Set exercise -> From the data that follows, print exactly the lines starting at the one containing "Emit a component" and ending at the one containing "76, 78, 80];"; include both of them and nothing more.

Information provided ->
##########
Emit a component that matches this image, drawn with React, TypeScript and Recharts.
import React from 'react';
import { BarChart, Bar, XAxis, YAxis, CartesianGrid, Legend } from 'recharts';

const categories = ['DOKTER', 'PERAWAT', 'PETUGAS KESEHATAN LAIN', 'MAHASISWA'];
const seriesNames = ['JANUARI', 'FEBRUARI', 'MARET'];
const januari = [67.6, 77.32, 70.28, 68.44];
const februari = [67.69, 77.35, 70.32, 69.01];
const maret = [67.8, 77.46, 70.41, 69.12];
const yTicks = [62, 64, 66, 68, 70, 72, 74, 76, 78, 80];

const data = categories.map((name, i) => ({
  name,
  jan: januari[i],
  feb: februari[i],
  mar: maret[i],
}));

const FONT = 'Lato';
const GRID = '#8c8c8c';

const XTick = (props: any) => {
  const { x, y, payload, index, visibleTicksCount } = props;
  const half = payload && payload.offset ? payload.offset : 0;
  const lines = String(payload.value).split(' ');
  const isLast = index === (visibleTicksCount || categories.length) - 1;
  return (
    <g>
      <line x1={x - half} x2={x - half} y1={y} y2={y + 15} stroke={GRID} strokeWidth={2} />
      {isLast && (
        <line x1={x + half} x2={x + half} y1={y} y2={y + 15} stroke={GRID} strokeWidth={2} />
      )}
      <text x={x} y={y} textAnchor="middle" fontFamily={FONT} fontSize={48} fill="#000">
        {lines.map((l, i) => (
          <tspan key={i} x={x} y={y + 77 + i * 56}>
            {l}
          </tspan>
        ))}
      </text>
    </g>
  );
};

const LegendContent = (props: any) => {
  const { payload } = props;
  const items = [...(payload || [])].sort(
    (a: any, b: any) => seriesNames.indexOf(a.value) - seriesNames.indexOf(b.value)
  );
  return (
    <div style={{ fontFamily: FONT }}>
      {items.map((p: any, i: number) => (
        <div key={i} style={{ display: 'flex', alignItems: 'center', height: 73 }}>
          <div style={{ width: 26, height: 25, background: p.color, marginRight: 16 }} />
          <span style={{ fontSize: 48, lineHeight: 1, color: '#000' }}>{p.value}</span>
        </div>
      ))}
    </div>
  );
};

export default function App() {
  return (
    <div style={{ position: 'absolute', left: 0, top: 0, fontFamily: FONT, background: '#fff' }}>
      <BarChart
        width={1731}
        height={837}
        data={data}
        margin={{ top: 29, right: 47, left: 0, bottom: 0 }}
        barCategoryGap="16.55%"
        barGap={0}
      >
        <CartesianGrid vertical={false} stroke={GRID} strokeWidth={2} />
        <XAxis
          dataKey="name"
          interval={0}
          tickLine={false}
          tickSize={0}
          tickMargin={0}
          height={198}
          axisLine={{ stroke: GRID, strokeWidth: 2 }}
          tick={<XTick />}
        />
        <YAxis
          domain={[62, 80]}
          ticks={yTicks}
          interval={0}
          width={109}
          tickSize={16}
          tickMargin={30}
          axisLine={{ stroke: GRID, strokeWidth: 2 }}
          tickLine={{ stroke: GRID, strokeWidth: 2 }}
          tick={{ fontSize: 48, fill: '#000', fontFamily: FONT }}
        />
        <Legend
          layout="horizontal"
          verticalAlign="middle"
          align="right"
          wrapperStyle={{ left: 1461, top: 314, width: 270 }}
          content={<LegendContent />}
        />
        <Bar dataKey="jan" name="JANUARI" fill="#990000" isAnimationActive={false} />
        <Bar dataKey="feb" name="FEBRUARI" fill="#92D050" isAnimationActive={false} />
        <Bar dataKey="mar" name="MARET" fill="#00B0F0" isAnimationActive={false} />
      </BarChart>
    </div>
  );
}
##########
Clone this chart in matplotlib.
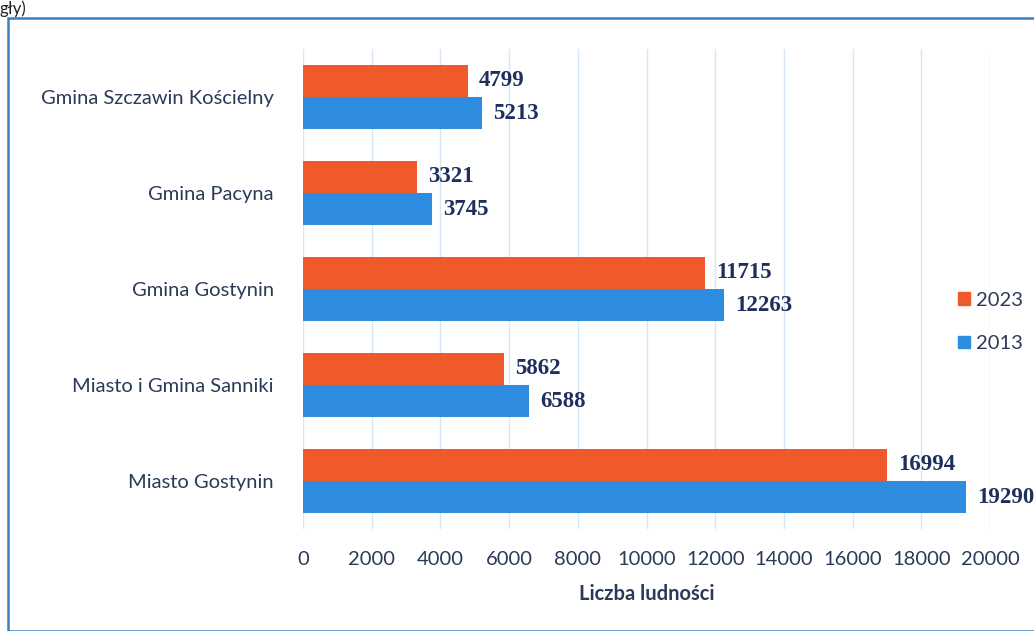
##########
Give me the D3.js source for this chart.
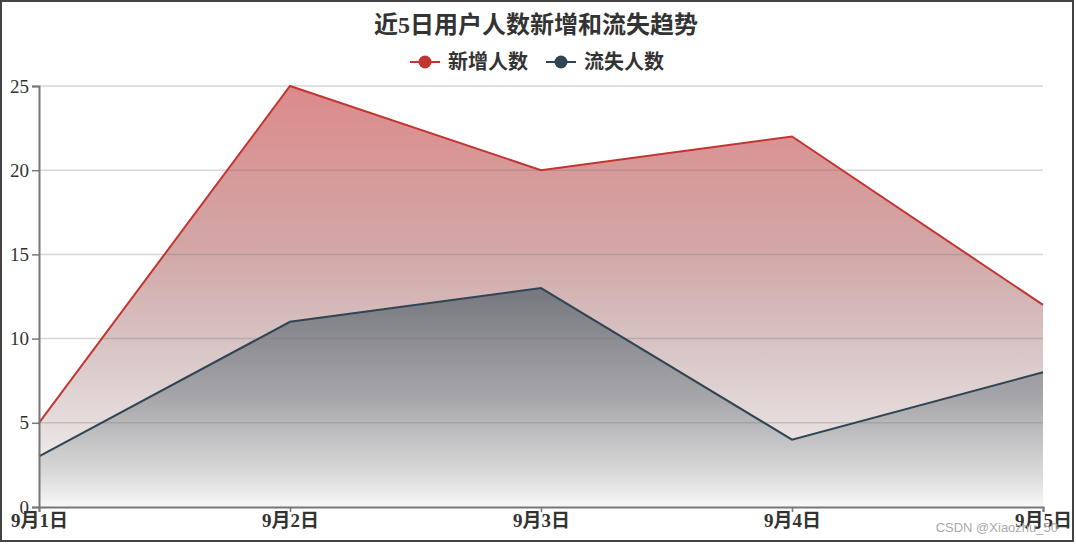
##########
Solution to this task ->
Emit a component that matches this image, drawn with React, TypeScript and Recharts.
import React from 'react';
import { BarChart, Bar, XAxis, YAxis, CartesianGrid, Legend } from 'recharts';

const categories = ['DOKTER', 'PERAWAT', 'PETUGAS KESEHATAN LAIN', 'MAHASISWA'];
const seriesNames = ['JANUARI', 'FEBRUARI', 'MARET'];
const januari = [67.6, 77.32, 70.28, 68.44];
const februari = [67.69, 77.35, 70.32, 69.01];
const maret = [67.8, 77.46, 70.41, 69.12];
const yTicks = [62, 64, 66, 68, 70, 72, 74, 76, 78, 80];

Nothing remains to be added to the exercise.